§ **PROMPT**: Everything from the first line down to the line containing "- margin.bottom, margin.top]);" is to be retyped exactly, both ends included, with pictures left out.

begin DATA LINES

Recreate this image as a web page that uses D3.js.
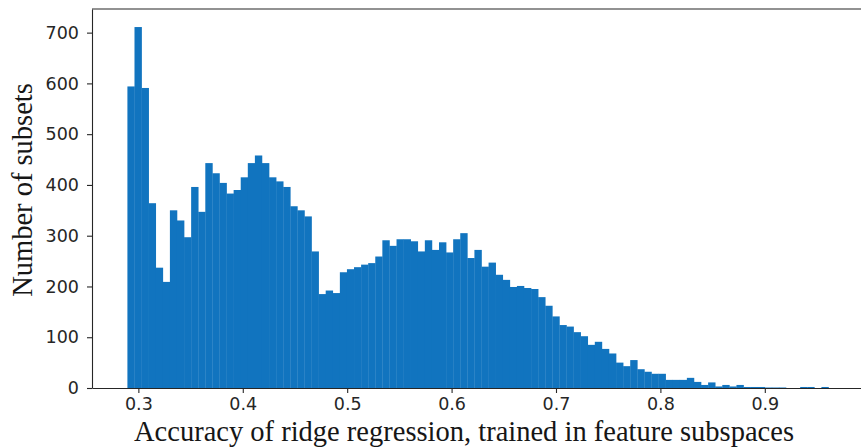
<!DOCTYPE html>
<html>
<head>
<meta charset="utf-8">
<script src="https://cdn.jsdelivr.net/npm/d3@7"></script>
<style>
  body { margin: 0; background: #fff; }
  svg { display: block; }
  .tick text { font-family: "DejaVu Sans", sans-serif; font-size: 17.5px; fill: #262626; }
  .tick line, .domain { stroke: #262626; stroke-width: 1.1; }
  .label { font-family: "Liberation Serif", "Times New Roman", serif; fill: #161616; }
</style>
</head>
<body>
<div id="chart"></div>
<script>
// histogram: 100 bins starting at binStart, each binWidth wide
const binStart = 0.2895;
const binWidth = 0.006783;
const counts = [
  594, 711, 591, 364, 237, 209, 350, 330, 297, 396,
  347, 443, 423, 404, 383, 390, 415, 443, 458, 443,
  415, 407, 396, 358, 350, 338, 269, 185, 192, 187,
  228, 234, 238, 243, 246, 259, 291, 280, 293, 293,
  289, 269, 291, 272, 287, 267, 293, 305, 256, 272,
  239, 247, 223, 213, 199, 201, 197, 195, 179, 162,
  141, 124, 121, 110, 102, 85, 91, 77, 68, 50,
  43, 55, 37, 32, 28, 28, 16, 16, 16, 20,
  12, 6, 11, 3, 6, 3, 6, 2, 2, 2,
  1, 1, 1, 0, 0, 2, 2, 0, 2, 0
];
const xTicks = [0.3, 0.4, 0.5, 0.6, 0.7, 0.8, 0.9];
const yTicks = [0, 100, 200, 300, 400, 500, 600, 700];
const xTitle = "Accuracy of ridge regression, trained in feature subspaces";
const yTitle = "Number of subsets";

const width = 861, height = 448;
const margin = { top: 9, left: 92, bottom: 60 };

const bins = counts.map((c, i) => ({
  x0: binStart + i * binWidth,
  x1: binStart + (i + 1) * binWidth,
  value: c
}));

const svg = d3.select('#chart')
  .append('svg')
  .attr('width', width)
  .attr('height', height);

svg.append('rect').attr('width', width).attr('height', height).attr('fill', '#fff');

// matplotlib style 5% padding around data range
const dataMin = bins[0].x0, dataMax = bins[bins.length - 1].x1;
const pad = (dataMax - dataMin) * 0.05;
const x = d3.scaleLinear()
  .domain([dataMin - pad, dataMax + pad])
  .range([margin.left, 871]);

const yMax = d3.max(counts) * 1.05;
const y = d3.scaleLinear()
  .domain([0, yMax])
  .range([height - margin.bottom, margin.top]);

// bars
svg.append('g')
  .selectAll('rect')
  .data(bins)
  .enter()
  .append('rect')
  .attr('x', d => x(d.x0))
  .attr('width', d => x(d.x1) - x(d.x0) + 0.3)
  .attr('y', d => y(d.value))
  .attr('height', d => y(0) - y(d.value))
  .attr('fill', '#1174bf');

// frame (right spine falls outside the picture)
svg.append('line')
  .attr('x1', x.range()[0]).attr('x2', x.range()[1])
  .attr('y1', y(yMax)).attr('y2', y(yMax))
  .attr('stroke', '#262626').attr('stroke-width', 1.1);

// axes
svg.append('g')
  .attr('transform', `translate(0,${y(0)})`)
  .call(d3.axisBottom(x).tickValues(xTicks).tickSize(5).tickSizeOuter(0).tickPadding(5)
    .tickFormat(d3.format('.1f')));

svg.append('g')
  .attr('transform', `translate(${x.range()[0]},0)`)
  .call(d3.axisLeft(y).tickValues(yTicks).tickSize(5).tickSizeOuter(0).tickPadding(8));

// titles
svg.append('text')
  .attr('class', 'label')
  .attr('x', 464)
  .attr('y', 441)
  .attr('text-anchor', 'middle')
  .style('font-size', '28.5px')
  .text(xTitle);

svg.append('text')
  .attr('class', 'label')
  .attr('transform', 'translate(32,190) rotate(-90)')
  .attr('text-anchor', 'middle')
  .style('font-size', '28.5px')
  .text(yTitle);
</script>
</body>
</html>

end DATA LINES

§ **RESULT OF THE EXERCISE**:
Recreate this image as a web page that uses D3.js.
<!DOCTYPE html>
<html>
<head>
<meta charset="utf-8">
<script src="https://cdn.jsdelivr.net/npm/d3@7"></script>
<style>
  body { margin: 0; background: #fff; }
  svg { display: block; }
  .tick text { font-family: "DejaVu Sans", sans-serif; font-size: 17.5px; fill: #262626; }
  .tick line, .domain { stroke: #262626; stroke-width: 1.1; }
  .label { font-family: "Liberation Serif", "Times New Roman", serif; fill: #161616; }
</style>
</head>
<body>
<div id="chart"></div>
<script>
// histogram: 100 bins starting at binStart, each binWidth wide
const binStart = 0.2895;
const binWidth = 0.006783;
const counts = [
  594, 711, 591, 364, 237, 209, 350, 330, 297, 396,
  347, 443, 423, 404, 383, 390, 415, 443, 458, 443,
  415, 407, 396, 358, 350, 338, 269, 185, 192, 187,
  228, 234, 238, 243, 246, 259, 291, 280, 293, 293,
  289, 269, 291, 272, 287, 267, 293, 305, 256, 272,
  239, 247, 223, 213, 199, 201, 197, 195, 179, 162,
  141, 124, 121, 110, 102, 85, 91, 77, 68, 50,
  43, 55, 37, 32, 28, 28, 16, 16, 16, 20,
  12, 6, 11, 3, 6, 3, 6, 2, 2, 2,
  1, 1, 1, 0, 0, 2, 2, 0, 2, 0
];
const xTicks = [0.3, 0.4, 0.5, 0.6, 0.7, 0.8, 0.9];
const yTicks = [0, 100, 200, 300, 400, 500, 600, 700];
const xTitle = "Accuracy of ridge regression, trained in feature subspaces";
const yTitle = "Number of subsets";

const width = 861, height = 448;
const margin = { top: 9, left: 92, bottom: 60 };

const bins = counts.map((c, i) => ({
  x0: binStart + i * binWidth,
  x1: binStart + (i + 1) * binWidth,
  value: c
}));

const svg = d3.select('#chart')
  .append('svg')
  .attr('width', width)
  .attr('height', height);

svg.append('rect').attr('width', width).attr('height', height).attr('fill', '#fff');

// matplotlib style 5% padding around data range
const dataMin = bins[0].x0, dataMax = bins[bins.length - 1].x1;
const pad = (dataMax - dataMin) * 0.05;
const x = d3.scaleLinear()
  .domain([dataMin - pad, dataMax + pad])
  .range([margin.left, 871]);

const yMax = d3.max(counts) * 1.05;
const y = d3.scaleLinear()
  .domain([0, yMax])
  .range([height - margin.bottom, margin.top]);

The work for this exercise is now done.